Pictures stay out of this copy, which runs from the first line of the material through the line containing "import plotly.graph_objects as go".

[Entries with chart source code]
= = =

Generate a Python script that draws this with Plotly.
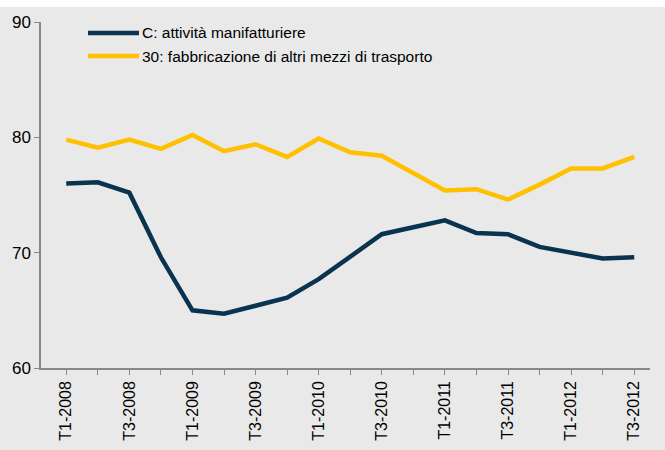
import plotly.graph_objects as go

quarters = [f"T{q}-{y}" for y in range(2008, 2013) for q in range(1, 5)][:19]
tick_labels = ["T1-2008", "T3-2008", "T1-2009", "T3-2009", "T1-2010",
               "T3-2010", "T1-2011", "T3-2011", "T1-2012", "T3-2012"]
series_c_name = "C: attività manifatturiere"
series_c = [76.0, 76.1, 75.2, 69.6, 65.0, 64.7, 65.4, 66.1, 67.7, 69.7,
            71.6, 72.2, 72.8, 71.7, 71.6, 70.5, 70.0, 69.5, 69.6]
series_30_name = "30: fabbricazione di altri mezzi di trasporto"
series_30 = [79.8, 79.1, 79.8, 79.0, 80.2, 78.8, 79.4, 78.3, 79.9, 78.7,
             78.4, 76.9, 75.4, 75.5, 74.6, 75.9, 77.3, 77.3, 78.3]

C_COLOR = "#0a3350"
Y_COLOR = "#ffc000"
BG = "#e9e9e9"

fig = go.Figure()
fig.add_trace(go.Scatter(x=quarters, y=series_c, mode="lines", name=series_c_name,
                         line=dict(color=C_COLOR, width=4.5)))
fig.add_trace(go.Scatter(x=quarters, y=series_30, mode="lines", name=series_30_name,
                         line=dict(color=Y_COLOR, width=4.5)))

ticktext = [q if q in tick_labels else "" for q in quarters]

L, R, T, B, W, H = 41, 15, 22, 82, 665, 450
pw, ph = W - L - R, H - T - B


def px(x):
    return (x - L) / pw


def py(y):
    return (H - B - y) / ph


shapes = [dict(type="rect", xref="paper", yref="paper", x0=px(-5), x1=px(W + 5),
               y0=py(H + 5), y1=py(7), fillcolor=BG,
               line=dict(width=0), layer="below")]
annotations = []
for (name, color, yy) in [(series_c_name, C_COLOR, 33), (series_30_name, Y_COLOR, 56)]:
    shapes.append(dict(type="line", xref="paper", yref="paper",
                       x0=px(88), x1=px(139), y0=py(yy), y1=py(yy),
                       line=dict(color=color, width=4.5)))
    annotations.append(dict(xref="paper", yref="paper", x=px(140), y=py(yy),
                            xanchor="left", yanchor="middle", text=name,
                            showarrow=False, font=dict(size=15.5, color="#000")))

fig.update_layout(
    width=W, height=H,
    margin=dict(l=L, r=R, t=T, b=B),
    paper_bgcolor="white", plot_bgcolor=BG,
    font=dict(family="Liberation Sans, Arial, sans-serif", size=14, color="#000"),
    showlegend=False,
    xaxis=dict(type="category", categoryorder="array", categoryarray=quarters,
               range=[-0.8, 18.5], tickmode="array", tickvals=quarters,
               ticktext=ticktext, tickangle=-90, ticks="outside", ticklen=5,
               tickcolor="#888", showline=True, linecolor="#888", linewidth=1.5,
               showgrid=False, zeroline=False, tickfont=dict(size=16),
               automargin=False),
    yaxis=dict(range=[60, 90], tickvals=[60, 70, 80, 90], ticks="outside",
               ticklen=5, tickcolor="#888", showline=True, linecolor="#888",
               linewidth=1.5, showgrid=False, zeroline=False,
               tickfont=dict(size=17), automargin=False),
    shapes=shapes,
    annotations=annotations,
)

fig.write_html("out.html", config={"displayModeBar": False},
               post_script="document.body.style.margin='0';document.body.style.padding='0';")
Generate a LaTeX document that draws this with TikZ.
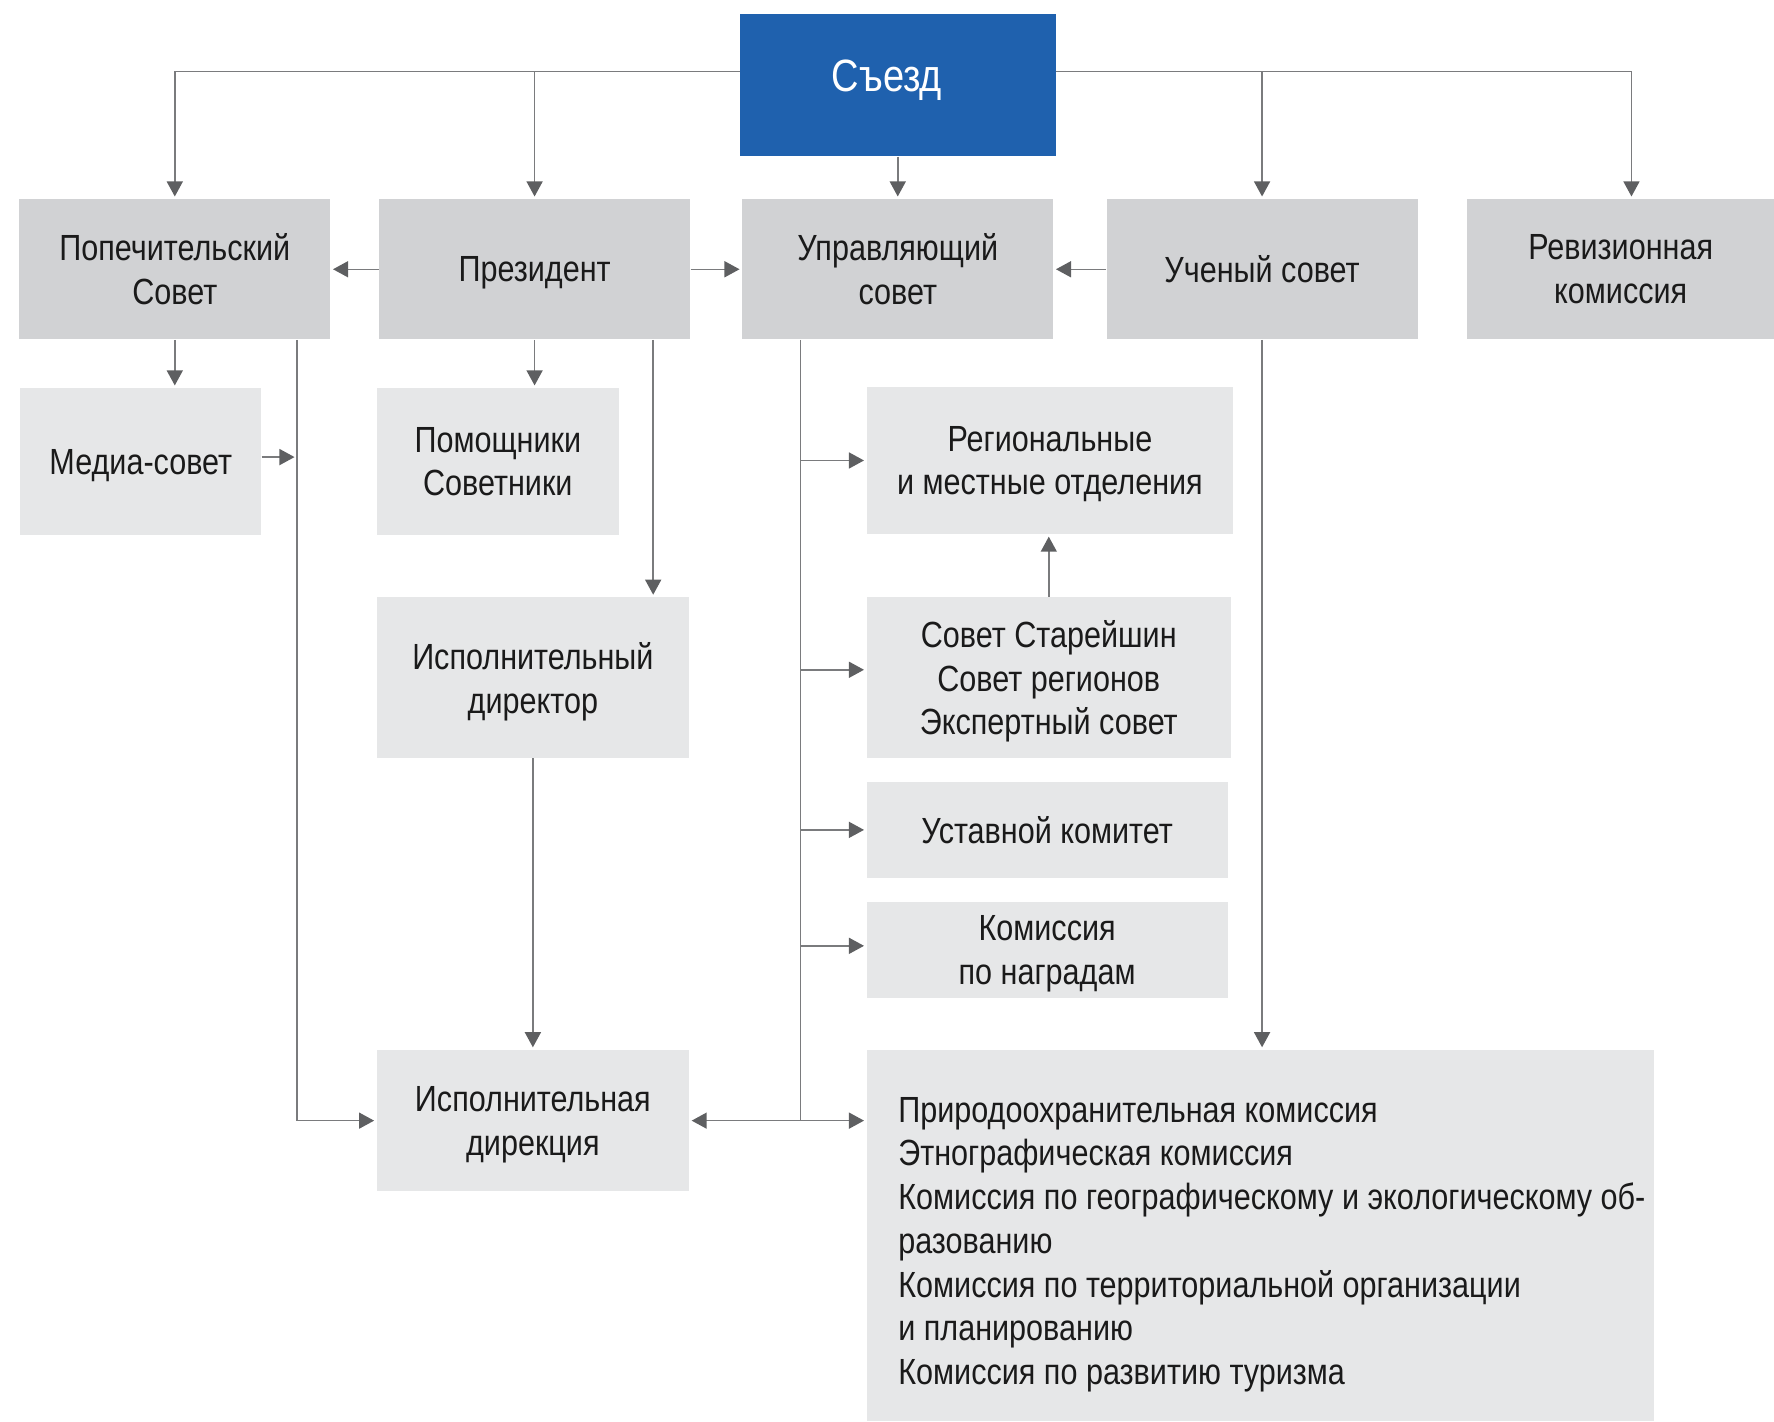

= = =

Reply to the task>
Generate a Python script that draws this with Plotly.
import plotly.graph_objects as go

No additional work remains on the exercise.